The Pentagon has stressed that its key priority remains supporting and training the Afghan National Defense and Security Forces (ANDSF) so the country can maintain its own stability and peace.
“Our goal is to increase ANDSF operational capabilities and expand their operational reach by providing advisory support and tailored equipment and training,” a DoD official recently said in written testimony to Congress. “We are focusing our efforts on areas where they lack key capabilities, such as aviation and intelligence.”
The U.S. has appropriated or allocated $76 billion to support Afghan forces since FY 2002, including funding for equipment like helicopters, rifles and Humvees.

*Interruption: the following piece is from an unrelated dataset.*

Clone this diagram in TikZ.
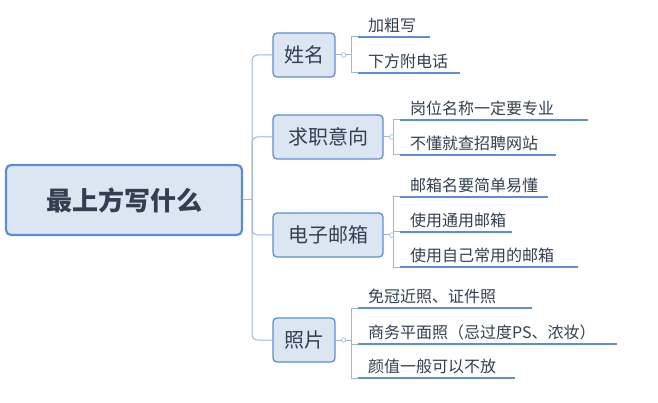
\documentclass[tikz,border=0pt]{standalone}
\usepackage{fontspec}
\setmainfont{Noto Sans CJK SC}
\usetikzlibrary{positioning,calc}
\definecolor{boxblue}{HTML}{5B8FD0}
\definecolor{boxfill}{HTML}{DCE6F3}
\definecolor{linkgray}{HTML}{9DB5D6}
\definecolor{textdark}{HTML}{333F50}
\tikzset{
	root/.style = {draw=boxblue, line width=2.2pt, fill=boxfill, rounded corners=5pt, minimum width=236pt, minimum height=70pt, font=\fontsize{26}{28}\selectfont\bfseries, text=textdark},
	topic/.style = {draw=boxblue, line width=1.3pt, fill=boxfill, rounded corners=4pt, minimum height=44pt, inner xsep=6pt, font=\fontsize{20}{22}\selectfont, text=textdark},
	leaf/.style = {anchor=south west, inner xsep=10pt, inner ysep=4pt, font=\fontsize{16}{18}\selectfont, text=textdark},
	link/.style = {draw=linkgray, line width=1pt, rounded corners=5pt},
	uline/.style = {draw=boxblue, line width=1.8pt},
	knob/.style = {circle, draw=linkgray, fill=white, inner sep=1.6pt, line width=0.6pt}
}
\begin{document}
\begin{tikzpicture}[x=1pt,y=-1pt]
	\useasboundingbox (0,0) rectangle (658,403);
	% root
	\node (top) [root] at (124,200) {最上方写什么};
	\node (name) [topic, minimum width=62pt] at (304,55) {姓名};
	\node (job) [topic, minimum width=110pt] at (328,137) {求职意向};
	\node (mail) [topic, minimum width=110pt] at (328,235) {电子邮箱};
	\node (photo) [topic, minimum width=62pt] at (304,340) {照片};
	% trunk
	\coordinate (tr) at (252,200);
	\draw[link] (top.east) -- (tr);
	\foreach \t in {name,job,mail,photo}
		\draw[link] (tr) |- (\t.west);
	% leaves: topic / bracket x / first y / last y / list of (y, text, end)
	\foreach \t/\bx/\ya/\yb/\items in {
		name/351/37/73/{37/加粗写/430,73/下方附电话/460},
		job/393/120/155/{120/岗位名称一定要专业/588,155/不懂就查招聘网站/556},
		mail/393/197/267/{197/邮箱名要简单易懂/548,232/使用通用邮箱/512,267/使用自己常用的邮箱/578},
		photo/351/308/378/{308/免冠近照、证件照/532,344/商务平面照（忌过度PS、浓妆）/617,378/颜值一般可以不放/515}} {
		\draw[link, rounded corners=0pt] (\t.east) -- (\bx,0 |- \t.east);
		\draw[link, rounded corners=0pt] (\bx,\ya) -- (\bx,\yb);
		\node[knob] at ($(\t.east)+(8,0)$) {};
		\foreach \y/\txt/\e in \items {
			\draw[link, rounded corners=0pt] (\bx,\y) -- (\bx+7,\y);
			\draw[uline] (\bx+7,\y) -- (\e,\y);
			\node[leaf] at (\bx+7,\y) {\txt};
		}
	}
\end{tikzpicture}
\end{document}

And as Paul noted, the U.S. has additionally spent billions building or re-building Afghanistan’s (and Pakistan’s) infrastructure and schools.
This spending has had some success in turning Afghanistan around. More than nine million of Afghan children are reportedly enrolled in schools, compared with less than a million in 2001; girls also enrolled in schools for the first time in years. Thousands of miles of roadways have also been built, along with bridges and other critical infrastructure.
Despite these improvements, Rebecca Zimmerman of the RAND Corporation, a think tank, underscored that much of U.S. aid funding ends up wasted. “It doesn’t have to do with our direct spending, but with the economic environment we implicitly created,” she explained. “The U.S. way of spending, with contracting rules and so forth, led to this system of multiple tiers of contractors taking a cut off the top.”
Investigations by the Special Inspector General for Afghanistan Reconstruction (SIGAR) and journalists have also uncovered exaggerated school attendance rates, systemic corruption and poor maintenance or utilization of U.S.-built infrastructure.
Zimmerman cautioned that it is too early to really evaluate investments like education that are generational in nature for a country as historically underdeveloped as Afghanistan. “Back in the day, you had this tiny percentage of Afghanistan getting an elite education,” she said. “As for education as a tool of de-radicalization, I think the jury is really going to be out on that for years.”